All these risks are being funded by a familiar foe, Big Tobacco. Altria, the owner of Marlboro, is the primary investor in JUUL. Now these tobacco firms are targeting your kids. Parents are in the best position to protect their kids against such powerful and dangerous opponents.



Over 27% of high school students have used e-cigarettes in the last month, and it’s likely their parents don’t even know. Vaping is easy to hide. Unlike traditional cigarettes, e-cigarettes don’t leave the telltale scent of tobacco. But there are clues.

Look for changes in your kid’s behavior. They might start cutting back on caffeine or getting
frequent nosebleeds. Also look for signs around the house. Vape pens can look like markers or USB flash drives and have disposable flavor pods, so look for discarded pods in the trash.

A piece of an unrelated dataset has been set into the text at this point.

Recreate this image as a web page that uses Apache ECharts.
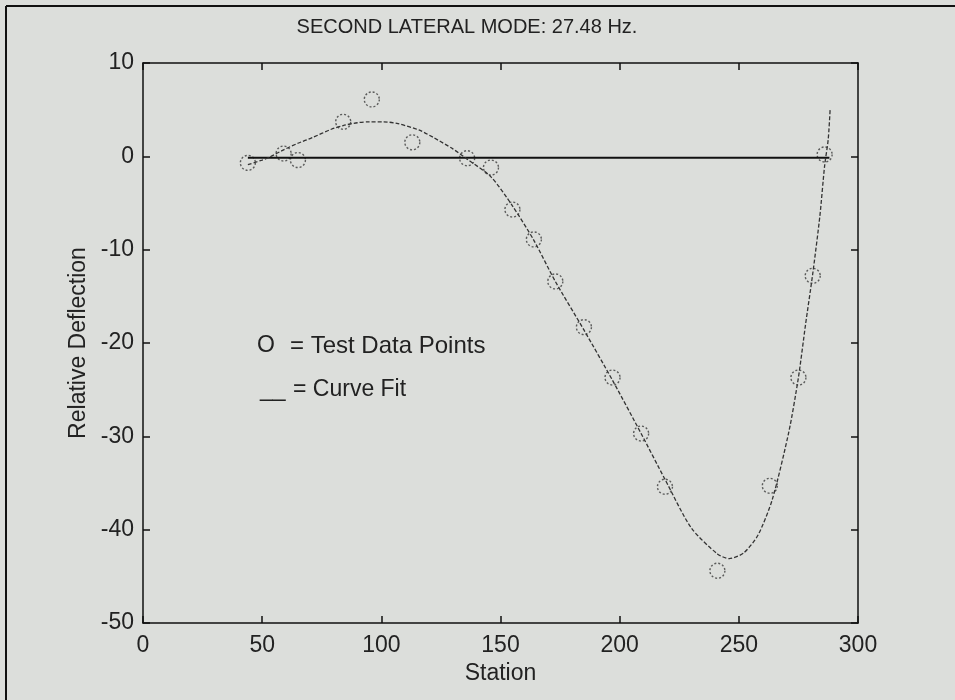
<!DOCTYPE html>
<html>
<head>
<meta charset="utf-8">
<script src="https://cdn.jsdelivr.net/npm/echarts@6/dist/echarts.min.js"></script>
<style>
  html, body { margin: 0; padding: 0; background: #dcdedb; }
  #chart { width: 955px; height: 700px; }
</style>
</head>
<body>
<div id="chart"></div>
<script>
// fitted curve
var curveX = [44, 50, 53, 59, 65, 71, 79, 84, 90, 95, 101, 107, 116, 122, 130, 136, 146, 155, 164, 173, 185, 197, 209, 219, 230, 241, 246, 252, 258, 264, 271, 275, 278, 281, 284, 286, 287.5, 288.3];
var curveY = [-0.9, -0.4, -0.1, 0.7, 1.4, 2.0, 2.9, 3.3, 3.6, 3.7, 3.7, 3.5, 2.8, 2.0, 0.8, -0.3, -2.2, -5.3, -9.0, -13.4, -18.6, -24.0, -29.7, -34.6, -39.8, -42.6, -43.1, -42.5, -40.6, -36.8, -29.5, -23.7, -18.0, -12.6, -6.4, -1.0, 1.8, 5.0];

// test data points
var ptX = [44, 59, 65, 84, 96, 113, 136, 146, 155, 164, 173, 185, 197, 209, 219, 241, 263, 275, 281, 286];
var ptY = [-0.7, 0.3, -0.4, 3.7, 6.1, 1.5, -0.2, -1.2, -5.7, -8.9, -13.4, -18.3, -23.7, -29.7, -35.4, -44.4, -35.3, -23.7, -12.8, 0.2];

// zero reference line
var baseX = [44, 288];
var baseY = [-0.15, -0.15];

var FONT = "'Liberation Sans', Arial, sans-serif";

function pairs(xs, ys) {
  return xs.map(function (x, i) { return [x, ys[i]]; });
}

var chart = echarts.init(document.getElementById("chart"));

var axisCommon = {
  axisLine: { show: true, onZero: false, lineStyle: { color: "#111", width: 1.5 } },
  axisTick: { show: true, inside: true, length: 7, lineStyle: { color: "#111", width: 1.5 } },
  splitLine: { show: false }
};

var option = {
  backgroundColor: "#dcdedb",
  animation: false,
  title: {
    text: "SECOND LATERAL MODE: 27.48 Hz.",
    left: 462,
    textAlign: "center",
    top: 12,
    textStyle: { fontFamily: FONT, fontSize: 20, fontWeight: "normal", color: "#222" }
  },
  grid: { left: 143, right: 97, top: 63, bottom: 77 },
  xAxis: [
    Object.assign({
      type: "value", min: 0, max: 300, interval: 50,
      name: "Station", nameLocation: "middle", nameGap: 36,
      nameTextStyle: { fontFamily: FONT, fontSize: 23, color: "#222" },
      axisLabel: { fontFamily: FONT, fontSize: 23, color: "#222", margin: 11 }
    }, axisCommon),
    Object.assign({
      type: "value", min: 0, max: 300, interval: 50, position: "top",
      axisLabel: { show: false }
    }, axisCommon)
  ],
  yAxis: [
    Object.assign({
      type: "value", min: -50, max: 10, interval: 10,
      name: "Relative Deflection", nameLocation: "middle", nameGap: 50,
      nameTextStyle: { fontFamily: FONT, fontSize: 23, color: "#222" },
      axisLabel: { fontFamily: FONT, fontSize: 23, color: "#222", margin: 9 }
    }, axisCommon),
    Object.assign({
      type: "value", min: -50, max: 10, interval: 10, position: "right",
      axisLabel: { show: false }
    }, axisCommon)
  ],
  graphic: [
    { type: "line", shape: { x1: 6, y1: 6, x2: 955, y2: 6 }, style: { stroke: "#111", lineWidth: 2 } },
    { type: "line", shape: { x1: 6, y1: 6, x2: 6, y2: 700 }, style: { stroke: "#111", lineWidth: 2 } },
    { type: "text", left: 257, top: 334, style: { text: "O", font: "23px " + FONT, fill: "#222" } },
    { type: "text", left: 290, top: 334, style: { text: "= Test Data Points", font: "24px " + FONT, fill: "#222" } },
    { type: "text", left: 260, top: 378, style: { text: "__", font: "23px " + FONT, fill: "#222" } },
    { type: "text", left: 293, top: 378, style: { text: "= Curve Fit", font: "23px " + FONT, fill: "#222" } }
  ],
  series: [
    {
      name: "zero",
      type: "line",
      data: pairs(baseX, baseY),
      showSymbol: false,
      lineStyle: { color: "#111", width: 2 }
    },
    {
      name: "Curve Fit",
      type: "line",
      data: pairs(curveX, curveY),
      smooth: 0.25,
      showSymbol: false,
      lineStyle: { color: "#333", width: 1.3, type: [4, 2] }
    },
    {
      name: "Test Data Points",
      type: "scatter",
      data: pairs(ptX, ptY),
      symbol: "circle",
      symbolSize: 15,
      itemStyle: { color: "transparent", borderColor: "#3a3a3a", borderWidth: 1.4, borderType: [2, 2] }
    }
  ]
};

chart.setOption(option);
</script>
</body>
</html>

And since vape pods come in lots of flavors, take note of any new sweet scents in their rooms or on their clothes.



Choose the right time and place. Choose a time when your kid won’t feel rushed and a place where they feel relaxed, like when you’re riding in the car or sitting at the dinner table. By choosing a place you both feel comfortable, you’ll both be more inclined to open up.

Appeal to their good judgement. Your kid makes smart decisions every day. Resisting the temptation to vape can be one of them. Compliment their good judgement. Remind them that they are an independent thinker who doesn’t have to be influenced by peer pressure. Tell them you’re proud of their courage and principles.

Ask open-ended questions. Instead of asking yes or no questions, ask open-ended questions that encourage participation. If you’re genuinely curious, your kid will be less likely to get defensive.